Memory Chip Gets Better as It Shrinks, Defying Physics
Scientists created a memory chip that becomes more efficient as it gets smaller, reversing a fundamental rule of electronics. The breakthrough could lead to smartphones that stay cool and run for months on a single charge.
Your phone heating up and draining battery isn't just annoying. It's a physics problem that's plagued electronics for decades, but researchers in Tokyo just flipped the script.
Professor Yutaka Majima and his team at Science Tokyo built a memory chip just 25 nanometers wide, about one three-thousandth the thickness of a human hair. That's remarkable enough, but here's what changes everything: unlike traditional electronics that lose efficiency when shrunk, this chip actually performs better as it gets smaller.

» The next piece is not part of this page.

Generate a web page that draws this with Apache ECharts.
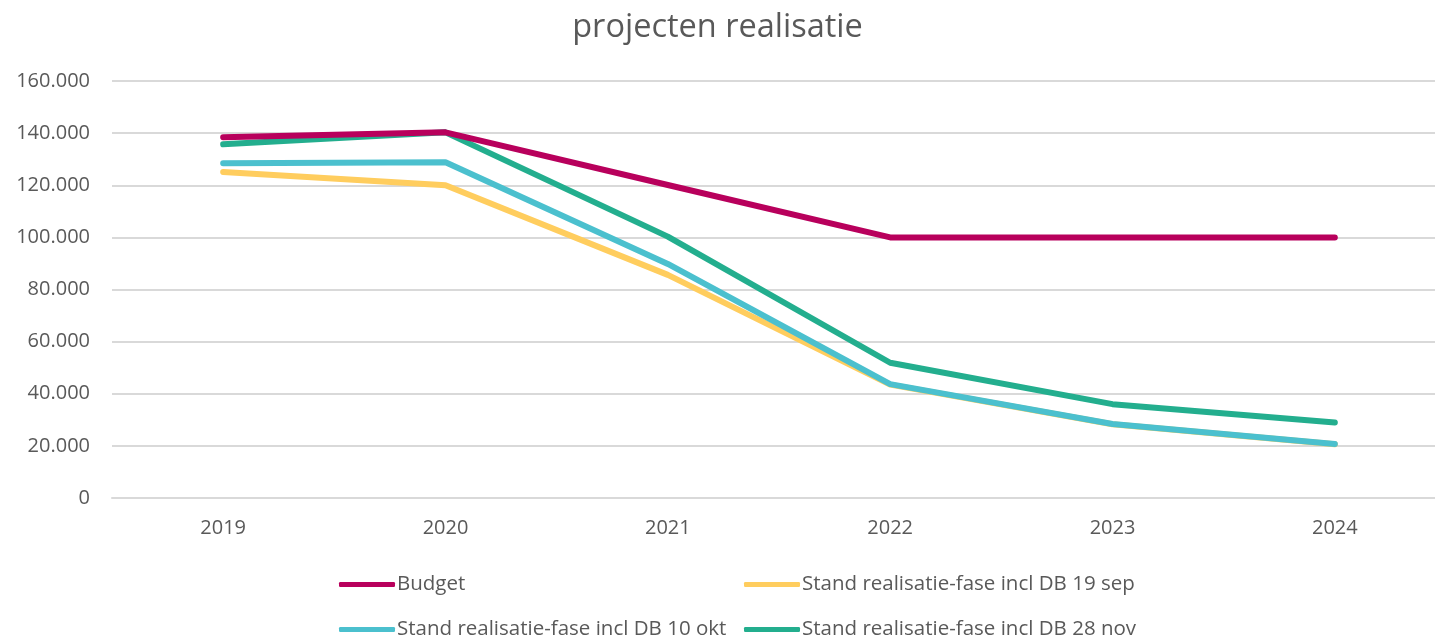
<!DOCTYPE html>
<html>
<head>
<meta charset="utf-8">
<title>projecten realisatie</title>
<script src="https://cdn.jsdelivr.net/npm/echarts@6/dist/echarts.min.js"></script>
<style>
  html, body { margin: 0; padding: 0; background: #fff; }
  #grafico { width: 1435px; height: 637px; }
</style>
</head>
<body>
<div id="grafico"></div>
<script>
// datos del grafico
var jaren = ["2019", "2020", "2021", "2022", "2023", "2024"];
var budget = [138400, 140300, 120100, 100000, 100000, 100000];
var stand19sep = [125100, 120000, 85600, 43500, 28300, 20600];
var stand10okt = [128400, 128800, 89800, 43700, 28400, 20700];
var stand28nov = [135700, 140300, 100300, 51900, 36000, 29000];
var yTicks = [0, 20000, 40000, 60000, 80000, 100000, 120000, 140000, 160000];

var namen = [
  "Budget",
  "Stand realisatie-fase incl DB 19 sep",
  "Stand realisatie-fase incl DB 10 okt",
  "Stand realisatie-fase incl DB 28 nov"
];
var kleuren = ["#B8005C", "#FFCD5E", "#4BC0CE", "#23AE8E"];

var fuente = "'Open Sans', 'Noto Sans', sans-serif";
var gris = "#595959";

function miles(v) {
  // 160000 -> 160.000
  return String(v).replace(/\B(?=(\d{3})+(?!\d))/g, ".");
}

// una leyenda por elemento, para colocar las columnas como en el original
function leyenda(nombre, left, top) {
  return {
    data: [nombre],
    left: left,
    top: top,
    icon: "roundRect",
    itemWidth: 56,
    itemHeight: 5,
    itemGap: 0,
    textStyle: { color: gris, fontSize: 20.5, fontFamily: fuente, padding: [0, 0, 0, -3] }
  };
}

var myChart = echarts.init(document.getElementById("grafico"));

var series = [budget, stand19sep, stand10okt, stand28nov].map(function (d, i) {
  return {
    name: namen[i],
    type: "line",
    data: d,
    symbol: "none",
    color: kleuren[i],
    lineStyle: { width: 6, color: kleuren[i], cap: "round", join: "round" },
    z: [4, 2, 3, 3][i]
  };
});

var option = {
  animation: false,
  title: {
    text: "projecten realisatie",
    left: "center",
    top: 6,
    textStyle: { color: gris, fontSize: 32.5, fontWeight: "normal", fontFamily: fuente }
  },
  legend: [
    leyenda(namen[0], 334, 569),
    leyenda(namen[1], 739, 569),
    leyenda(namen[2], 334, 614),
    leyenda(namen[3], 739, 614)
  ],
  grid: { left: 112, top: 81, width: 1334, height: 417, outerBoundsMode: "none", containLabel: false },
  xAxis: {
    type: "category",
    data: jaren,
    boundaryGap: true,
    axisLine: { lineStyle: { color: "#D9D9D9", width: 2 } },
    axisTick: { show: false },
    axisLabel: { color: gris, fontSize: 20, fontFamily: fuente, margin: 20 }
  },
  yAxis: {
    type: "value",
    min: yTicks[0],
    max: yTicks[yTicks.length - 1],
    interval: 20000,
    axisLine: { show: false },
    axisTick: { show: false },
    splitLine: { lineStyle: { color: "#D9D9D9", width: 2 } },
    axisLabel: { color: gris, fontSize: 20, fontFamily: fuente, margin: 22, formatter: miles }
  },
  series: series
};

myChart.setOption(option);
</script>
</body>
</html>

The secret lies in a material called hafnium oxide and a clever design trick. When memory chips shrink, electrical current usually leaks through tiny boundaries between crystals in the material, wasting energy and generating heat. Instead of fighting this problem, the team made their chip so small that these boundaries barely mattered anymore.
They also heated the electrodes during manufacturing, causing them to naturally form a semicircular shape. This created a structure closer to a single crystal, with far fewer weak spots where energy could escape.
The result contradicts what engineers have believed for years. Every smartphone, laptop, and smart device follows the same frustrating rule: make components smaller and they become less efficient. This team just proved that rule can be broken.

The Ripple Effect
The technology uses hafnium oxide, which is already compatible with current chip manufacturing. That means factories could start producing these chips without massive retooling, speeding up real-world adoption.
Imagine a smartwatch that runs for months without charging. Picture networks of environmental sensors scattered across forests or oceans, collecting data for years without battery changes. Think about AI systems processing information faster while using a fraction of the energy.
These aren't distant possibilities. Because the materials and manufacturing processes already exist in semiconductor facilities worldwide, this innovation could reach consumers relatively quickly.
Professor Majima describes the work as "walking in the dark," challenging assumptions like "we cannot make things any smaller" or "they will break if we do." His team questioned those limits and found an entirely new perspective.
The broader impact extends beyond convenience. Data centers consume massive amounts of electricity to power and cool their servers. More efficient memory could dramatically reduce that energy demand, cutting both costs and environmental impact.
Your next phone might not just last longer between charges. It might stay cool in your pocket, process information faster, and help reduce the energy footprint of our increasingly connected world.